Pernyataan Araghchi disampaikan setelah pembatalan pidato kuncinya yang dijadwalkan pada Konferensi Kebijakan Nuklir Internasional Carnegie. Pembatalan ini terjadi akibat kampanye tekanan yang disebutnya sebagai hasil "orkestrasi" dari elemen garis keras yang berafiliasi dengan Menlu Zionis Israel serta pejabat dari pemerintahan mantan Presiden AS Joe Biden dan Barack Obama.
Araghchi menjelaskan bahwa niatnya bukan untuk membahas secara terbuka rincian pembicaraan tidak langsung yang sedang berlangsung, melainkan untuk menjelaskan cara pandang dan aspirasi Iran.
Ia menyayangkan keputusan pembatalan tersebut dan menyebutnya sebagai hasil dari kurangnya pemahaman terhadap dinamika sensitif yang ada dalam proses diplomatik ini.

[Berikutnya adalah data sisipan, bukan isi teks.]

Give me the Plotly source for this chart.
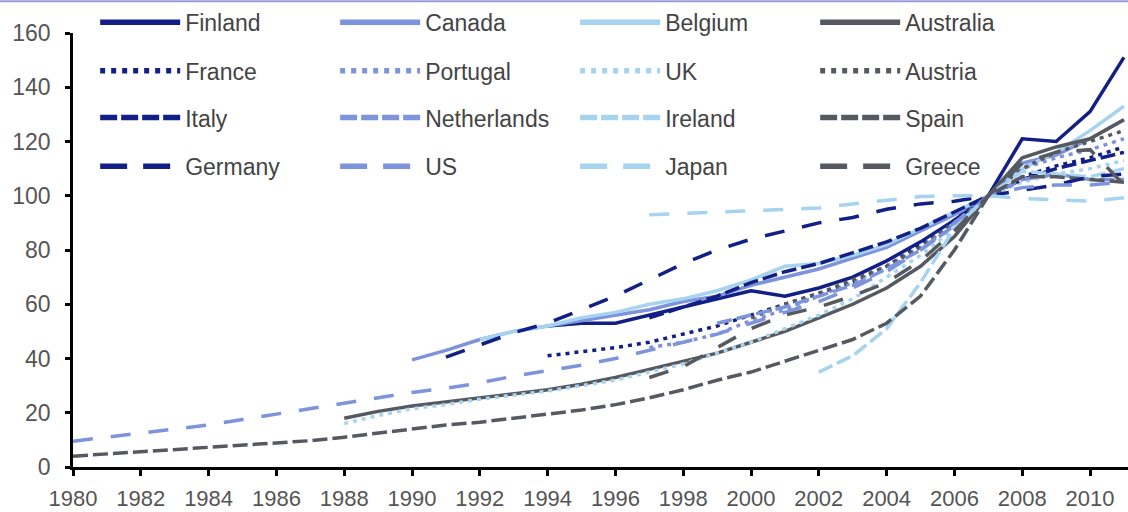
import plotly.graph_objects as go

# Index values (2007 = 100) by country
finland_years = list(range(1994, 2012))
finland = [52, 53, 53, 56, 59, 62, 65, 63, 66, 70, 76, 83, 91, 100, 121, 120, 131, 151]

canada_years = list(range(1990, 2012))
canada = [39.5, 43, 47, 50, 52, 54, 56, 58, 61, 63, 67, 70, 73, 77, 81, 87, 93, 100, 112, 115, 121, 128]

belgium_years = list(range(1992, 2012))
belgium = [47, 50, 52, 55, 57, 60, 62, 65, 69, 74, 75, 78, 82, 88, 94, 100, 110, 116, 124, 133]

australia_years = list(range(1988, 2012))
australia = [18, 20.5, 22.5, 24, 25.5, 27, 28.5, 30.5, 33, 36, 39, 42, 46, 50, 55, 60, 66, 74, 85, 100, 114, 118, 121, 128]

france_years = list(range(1994, 2012))
france = [41, 42.5, 44, 46, 49, 52, 56, 60, 64, 68, 74, 82, 91, 100, 107, 111, 114, 118]

portugal_years = list(range(1997, 2012))
portugal = [44, 46, 49, 54, 58, 63, 68, 74, 81, 90, 100, 110, 114, 117, 121]

uk_years = list(range(1988, 2012))
uk = [16, 19, 21.5, 23, 25, 26.5, 28, 30, 32, 35, 38, 42, 46, 51, 56, 62, 70, 78, 88, 100, 105, 108, 110, 113]

austria_years = list(range(2000, 2012))
austria = [55, 60, 64, 69, 74, 81, 90, 100, 110, 116, 120, 124]

italy_years = list(range(1997, 2012))
italy = [55, 59, 63, 68, 72, 75, 79, 83, 88, 94, 100, 106, 110, 113, 116]

netherlands_years = list(range(1999, 2012))
netherlands = [53, 56, 59, 63, 67, 73, 80, 89, 100, 106, 108, 106, 106]

ireland_years = list(range(2002, 2012))
ireland = [35, 41, 51, 68, 88, 100, 109, 108, 107, 110]

spain_years = list(range(1980, 2012))
spain = [4, 4.8, 5.5, 6.5, 7, 7.8, 8.7, 9.7, 11, 12.5, 14, 15.5, 16.5, 18, 19.3, 21, 23, 25.5,
         28.5, 32, 35, 39, 43, 47, 53, 63, 80, 100, 107, 107, 106, 105]

germany_years = list(range(1991, 2012))
germany = [40.5, 45, 49.5, 53, 58, 63, 69, 75, 80, 84, 87, 90, 92, 95, 97, 98, 100, 102, 104, 107, 108]

us_years = list(range(1980, 2012))
us = [9.5, 11, 12.5, 14, 15.5, 17.5, 19.5, 21.5, 23.5, 25.5, 27.5, 29, 31, 33.5, 35.5, 37.5, 40,
      43, 46, 49, 53, 57, 61, 66, 72, 80, 90, 100, 103, 104, 104, 105]

japan_years = list(range(1997, 2012))
japan = [93, 93.5, 94, 94.5, 95, 95.5, 97, 98.5, 99.7, 100, 100, 99, 98.5, 98, 99.3]

greece_years = list(range(1997, 2012))
greece = [33, 37, 44, 51, 56, 59, 63, 68, 76, 87, 100, 112, 116, 117, 104]

y_ticks = [0, 20, 40, 60, 80, 100, 120, 140, 160]
x_ticks = list(range(1980, 2011, 2))

NAVY = "#121f86"
PURPLE = "#7d93dc"
LIGHT = "#a6d3f0"
GREY = "#565a60"

# dash patterns: (in the plot, in the legend key)
STYLES = {
    "solid": ("solid", "solid"),
    "dot": ("4px,5px", "5px,6px"),
    "short": ("15px,5px", "17px,4px"),
    "long": ("20px,18px", "27px,16px"),
}

# (name, years, values, colour, style, legend row)
series = [
    ("Finland", finland_years, finland, NAVY, "solid", 1),
    ("Canada", canada_years, canada, PURPLE, "solid", 1),
    ("Belgium", belgium_years, belgium, LIGHT, "solid", 1),
    ("Australia", australia_years, australia, GREY, "solid", 1),
    ("France", france_years, france, NAVY, "dot", 2),
    ("Portugal", portugal_years, portugal, PURPLE, "dot", 2),
    ("UK", uk_years, uk, LIGHT, "dot", 2),
    ("Austria", austria_years, austria, GREY, "dot", 2),
    ("Italy", italy_years, italy, NAVY, "short", 3),
    ("Netherlands", netherlands_years, netherlands, PURPLE, "short", 3),
    ("Ireland", ireland_years, ireland, LIGHT, "short", 3),
    ("Spain", spain_years, spain, GREY, "short", 3),
    ("Germany", germany_years, germany, NAVY, "long", 4),
    ("US", us_years, us, PURPLE, "long", 4),
    ("Japan", japan_years, japan, LIGHT, "long", 4),
    ("Greece", greece_years, greece, GREY, "long", 4),
]

fig = go.Figure()
for name, xs, ys, color, style, row in series:
    fig.add_trace(go.Scatter(
        x=xs, y=ys, name=name, mode="lines", showlegend=False,
        line=dict(color=color, width=3.5, dash=STYLES[style][0]),
    ))

# legend keys use a heavier stroke than the plotted lines
for name, xs, ys, color, style, row in series:
    fig.add_trace(go.Scatter(
        x=[None], y=[None], name=name, mode="lines", hoverinfo="skip",
        line=dict(color=color, width=5.5, dash=STYLES[style][1]),
        legend="legend" if row == 1 else f"legend{row}",
    ))

legend_font = dict(family="Liberation Sans, Arial, sans-serif", size=23, color="#444444")
row_y = {1: 1.0244, 2: 0.913, 3: 0.805, 4: 0.693}
legends = {}
for row, yy in row_y.items():
    key = "legend" if row == 1 else f"legend{row}"
    legends[key] = dict(
        orientation="h", x=0.021, y=yy, xanchor="left", yanchor="middle",
        entrywidth=145, entrywidthmode="pixels", itemwidth=80,
        font=legend_font, bgcolor="rgba(0,0,0,0)", traceorder="normal",
    )

x_tick_font = dict(family="Liberation Sans, Arial, sans-serif", size=22, color="#555555")
y_tick_font = dict(family="Liberation Sans, Arial, sans-serif", size=23, color="#555555")

fig.update_layout(
    width=1128, height=512,
    margin=dict(l=73, r=0, t=33, b=45, autoexpand=False),
    paper_bgcolor="white", plot_bgcolor="white",
    showlegend=True,
    xaxis=dict(
        range=[1980, 2011.12], tickvals=x_ticks, ticktext=[str(v) for v in x_ticks],
        showgrid=False, zeroline=False, showline=True, linecolor="black", linewidth=2.5,
        ticks="outside", ticklen=6, tickwidth=2.5, tickcolor="black", tickfont=x_tick_font,
        ticklabelstandoff=4,
    ),
    yaxis=dict(
        range=[0, 160], tickvals=y_ticks,
        showgrid=False, zeroline=False, showline=True, linecolor="black", linewidth=2.5,
        ticks="outside", ticklen=5, tickwidth=2.5, tickcolor="black", tickfont=y_tick_font,
        ticklabelstandoff=10,
    ),
    shapes=[dict(type="line", xref="paper", yref="paper", x0=-0.07, x1=1, y0=1.073, y1=1.073,
                 line=dict(color="#9a9ad8", width=2))],
    **legends,
)

fig.write_html("out.html")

Putaran Pembicaraan Tidak Langsung Iran-AS
Iran dan Amerika Serikat menggelar putaran pertama pembicaraan tidak langsung pada masa jabatan kedua Presiden Donald Trump di ibu kota Oman, Muscat, pada 13 April, dengan negara Teluk Persia itu bertindak sebagai mediator.
Pembicaraan ini dilanjutkan dengan putaran berikutnya di Roma, yang juga dimediasi oleh Muscat. Proses ini akan berlanjut pada level pakar hari Rabu dan level tingkat tinggi pada hari Sabtu (19/4).
Sejauh ini, kedua belah pihak menyampaikan optimisme terhadap proses ini, meskipun Teheran menegaskan bahwa mereka tetap sangat berhati-hati terhadap niat Washington.
Komitmen Iran terhadap Pengembangan Nuklir Damai
Dalam unggahan tersebut juga disertakan naskah lengkap pidato Menlu, di mana ia menegaskan kembali komitmen lama Iran terhadap prinsip-prinsip Traktat Non-Proliferasi Nuklir (NPT).
Ia menekankan bahwa Iran menentang senjata nuklir atas dasar moral dan agama.
“Sebagai salah satu penandatangan awal NPT pada tahun 1960-an, Iran telah lama berkomitmen pada prinsip akses universal terhadap teknologi nuklir damai dan penolakan terhadap senjata atom,” tulis Araghchi.
“Kami juga merupakan satu-satunya negara di dunia yang secara resmi menentang senjata nuklir atas dasar moral dan agama,” melalui fatwa yang dikeluarkan oleh Pemimpin Revolusi Islam Ayatollah Sayyid Ali Khamenei.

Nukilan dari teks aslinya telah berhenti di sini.